***** Data to process *****

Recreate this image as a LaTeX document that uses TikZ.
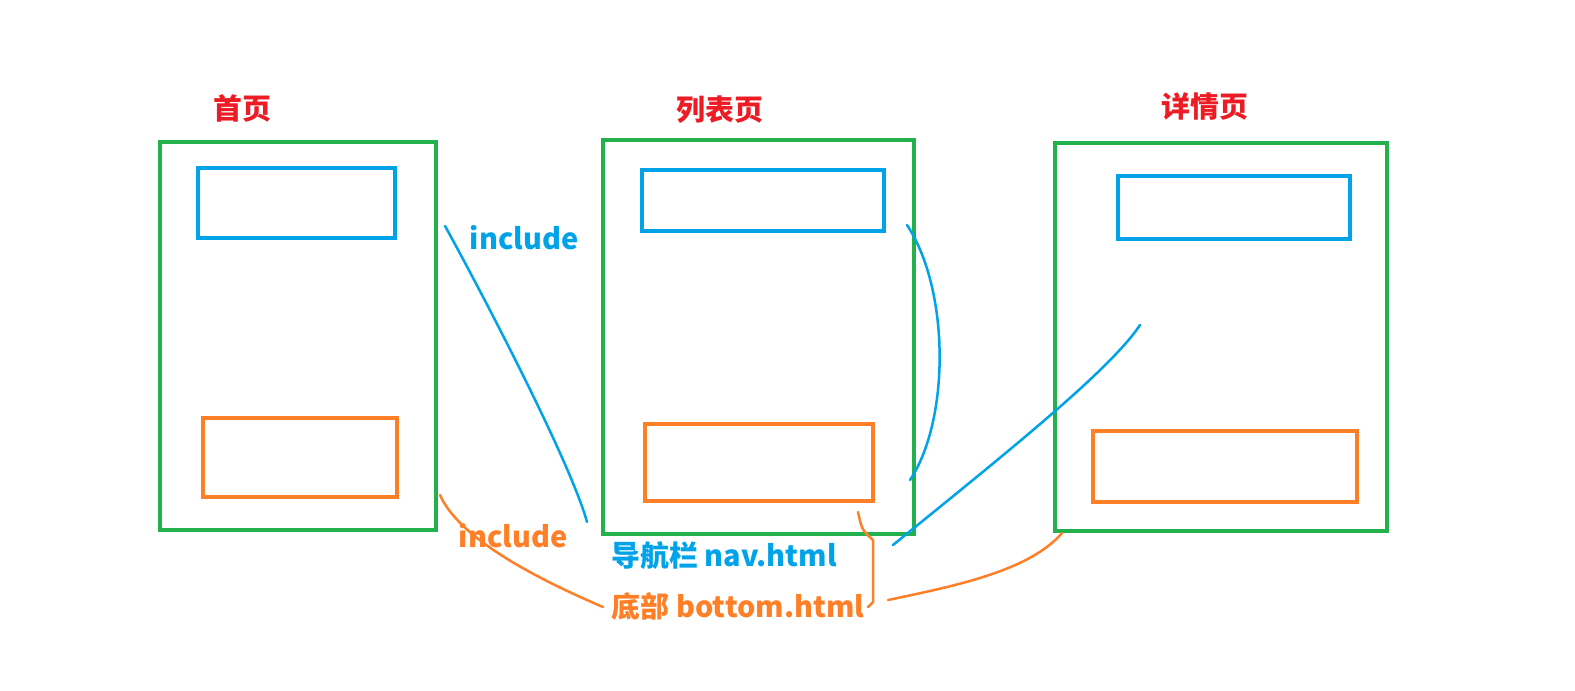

*****
***** Data to process *****

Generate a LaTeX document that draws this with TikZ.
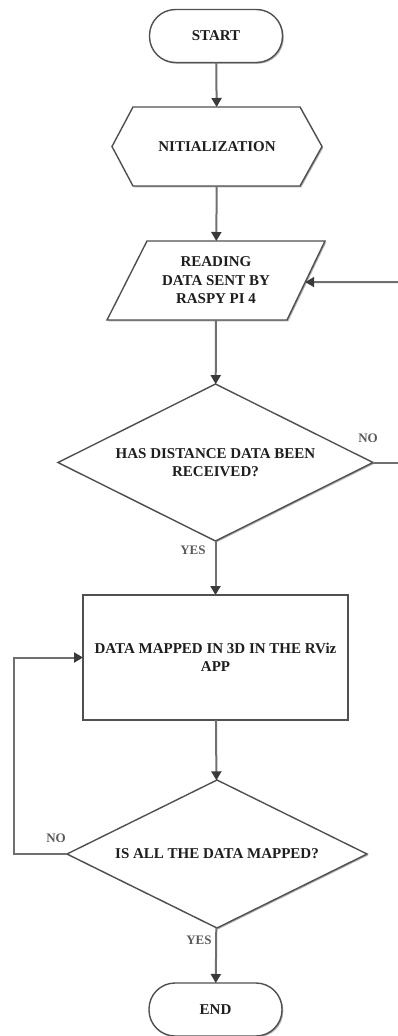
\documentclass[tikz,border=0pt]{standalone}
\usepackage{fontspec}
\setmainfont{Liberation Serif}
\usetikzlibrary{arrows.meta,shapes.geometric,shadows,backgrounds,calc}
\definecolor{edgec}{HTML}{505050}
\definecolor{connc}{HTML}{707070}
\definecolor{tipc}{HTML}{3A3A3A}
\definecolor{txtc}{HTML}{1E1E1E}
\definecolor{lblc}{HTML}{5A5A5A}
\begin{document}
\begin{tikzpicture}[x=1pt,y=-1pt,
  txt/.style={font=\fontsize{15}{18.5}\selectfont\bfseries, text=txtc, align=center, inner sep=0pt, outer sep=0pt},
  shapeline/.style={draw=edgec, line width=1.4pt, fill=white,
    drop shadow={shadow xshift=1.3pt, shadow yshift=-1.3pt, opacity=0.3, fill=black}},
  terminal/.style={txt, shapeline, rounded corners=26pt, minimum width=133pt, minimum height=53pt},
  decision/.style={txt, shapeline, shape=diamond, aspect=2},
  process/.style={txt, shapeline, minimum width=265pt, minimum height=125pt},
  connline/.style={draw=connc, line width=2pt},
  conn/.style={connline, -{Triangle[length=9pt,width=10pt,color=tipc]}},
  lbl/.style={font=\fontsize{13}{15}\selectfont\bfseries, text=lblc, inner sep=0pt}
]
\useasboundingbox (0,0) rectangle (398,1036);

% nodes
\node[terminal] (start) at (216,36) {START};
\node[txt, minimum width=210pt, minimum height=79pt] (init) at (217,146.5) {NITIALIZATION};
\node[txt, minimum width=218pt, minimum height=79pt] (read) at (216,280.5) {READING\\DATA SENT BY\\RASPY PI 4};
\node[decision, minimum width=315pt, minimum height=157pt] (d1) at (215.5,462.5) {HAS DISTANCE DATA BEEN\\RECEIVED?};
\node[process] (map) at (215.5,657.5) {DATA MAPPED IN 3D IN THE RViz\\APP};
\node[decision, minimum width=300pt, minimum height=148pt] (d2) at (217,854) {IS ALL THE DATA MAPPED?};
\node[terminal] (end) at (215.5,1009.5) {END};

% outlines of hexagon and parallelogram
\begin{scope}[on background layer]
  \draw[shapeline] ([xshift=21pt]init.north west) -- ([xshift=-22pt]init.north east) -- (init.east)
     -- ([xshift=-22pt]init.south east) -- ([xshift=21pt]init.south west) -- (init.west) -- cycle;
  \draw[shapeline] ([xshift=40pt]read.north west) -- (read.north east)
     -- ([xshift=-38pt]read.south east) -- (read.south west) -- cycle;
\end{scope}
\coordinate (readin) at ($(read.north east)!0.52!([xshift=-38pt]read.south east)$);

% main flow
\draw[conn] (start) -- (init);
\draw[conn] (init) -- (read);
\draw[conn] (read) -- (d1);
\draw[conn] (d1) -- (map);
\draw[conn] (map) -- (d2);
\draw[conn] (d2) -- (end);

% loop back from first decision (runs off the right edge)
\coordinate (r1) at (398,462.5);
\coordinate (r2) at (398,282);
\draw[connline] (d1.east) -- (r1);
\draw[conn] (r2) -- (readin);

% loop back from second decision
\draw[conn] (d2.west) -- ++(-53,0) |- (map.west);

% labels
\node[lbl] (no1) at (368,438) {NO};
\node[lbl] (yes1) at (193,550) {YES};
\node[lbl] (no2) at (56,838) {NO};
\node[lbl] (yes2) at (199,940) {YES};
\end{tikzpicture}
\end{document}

*****

### What the exercise asks
Out of the records above, set down only the lines from the one that contains "Generate a LaTeX" through the one that contains "(0,0) rectangle (398,1036);", unchanged and without the pictures.

### Written answer
Generate a LaTeX document that draws this with TikZ.
\documentclass[tikz,border=0pt]{standalone}
\usepackage{fontspec}
\setmainfont{Liberation Serif}
\usetikzlibrary{arrows.meta,shapes.geometric,shadows,backgrounds,calc}
\definecolor{edgec}{HTML}{505050}
\definecolor{connc}{HTML}{707070}
\definecolor{tipc}{HTML}{3A3A3A}
\definecolor{txtc}{HTML}{1E1E1E}
\definecolor{lblc}{HTML}{5A5A5A}
\begin{document}
\begin{tikzpicture}[x=1pt,y=-1pt,
  txt/.style={font=\fontsize{15}{18.5}\selectfont\bfseries, text=txtc, align=center, inner sep=0pt, outer sep=0pt},
  shapeline/.style={draw=edgec, line width=1.4pt, fill=white,
    drop shadow={shadow xshift=1.3pt, shadow yshift=-1.3pt, opacity=0.3, fill=black}},
  terminal/.style={txt, shapeline, rounded corners=26pt, minimum width=133pt, minimum height=53pt},
  decision/.style={txt, shapeline, shape=diamond, aspect=2},
  process/.style={txt, shapeline, minimum width=265pt, minimum height=125pt},
  connline/.style={draw=connc, line width=2pt},
  conn/.style={connline, -{Triangle[length=9pt,width=10pt,color=tipc]}},
  lbl/.style={font=\fontsize{13}{15}\selectfont\bfseries, text=lblc, inner sep=0pt}
]
\useasboundingbox (0,0) rectangle (398,1036);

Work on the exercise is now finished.